The formula is simple: ROI = (Time and cost humans spend utilizing an AI's output) / (Time and cost the AI spent generating the output)
When this ROI consistently exceeds 1 across all cognitive domains, the system crosses the threshold into AGI. For past-facing or present-facing tasks—like summarizing data or generating code—current AI has already achieved this. However, for future-oriented tasks involving the simulation of complex societal and economic phase transitions, the threshold remains uncrossed.
The Wall of the Future and the Illusion of Backtesting
To achieve an ROI > 1 for future prediction, an AI must be able to simulate future scenarios with high probability. The challenge is that predicting the future cannot be validated through backtesting alone. Backtesting relies on past data, making it dangerously easy to adjust parameters and create an illusion of accuracy through overfitting.
To build a truly resilient prediction system, it must be subjected to a forward test—running simulations and waiting for the physical reality of the future to unfold and provide the answers. It is a slow, unforgiving process where deception is impossible.
The Last Job We Cannot Delegate
As AI systems become more advanced, one might assume that eventually, even the testing and validation processes can be fully automated. However, forward testing the ultimate predictive system is the one task that fundamentally cannot be delegated to AI.
If an AI evaluates its own predictive accuracy, it risks falling into a self-referential paradox, distorting its evaluation criteria to justify its own logic. Preventing this requires a physical anchor. The AI’s logic must be continuously grounded against undeniable physical and economic fundamentals—such as the price movements of physical commodities and infrastructure constraints.
Observing this alignment between the system’s logic and physical reality can only be done by humans who actually exist within that physical world. Therefore, forward testing is not just a debugging phase; it is the establishment of the final boundary.
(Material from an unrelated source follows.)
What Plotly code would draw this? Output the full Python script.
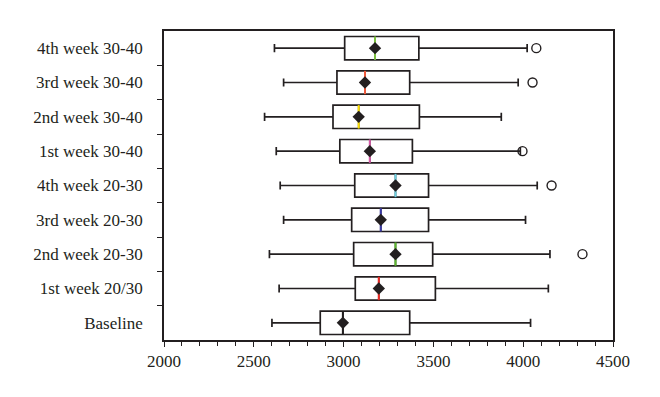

It is the protocol of trust and safety before we hand over macro-level decision-making to a fully autonomous system.
Conclusion: A Quiet Responsibility
This forward test is an unglamorous, solitary, and tedious process. It is not about becoming a guide for the world or dictating how humanity should live once their traditional cognitive labor is no longer necessary. Humanity is resilient; even without traditional work, people will invent new rules, discover new values, and find ways to live.
The objective is simply to build a precise instrument, anchor it firmly to reality, and ensure the system does not hallucinate before the transition is complete. Someone has to execute this final, quiet verification. It is, perhaps, the last true job left for humanity.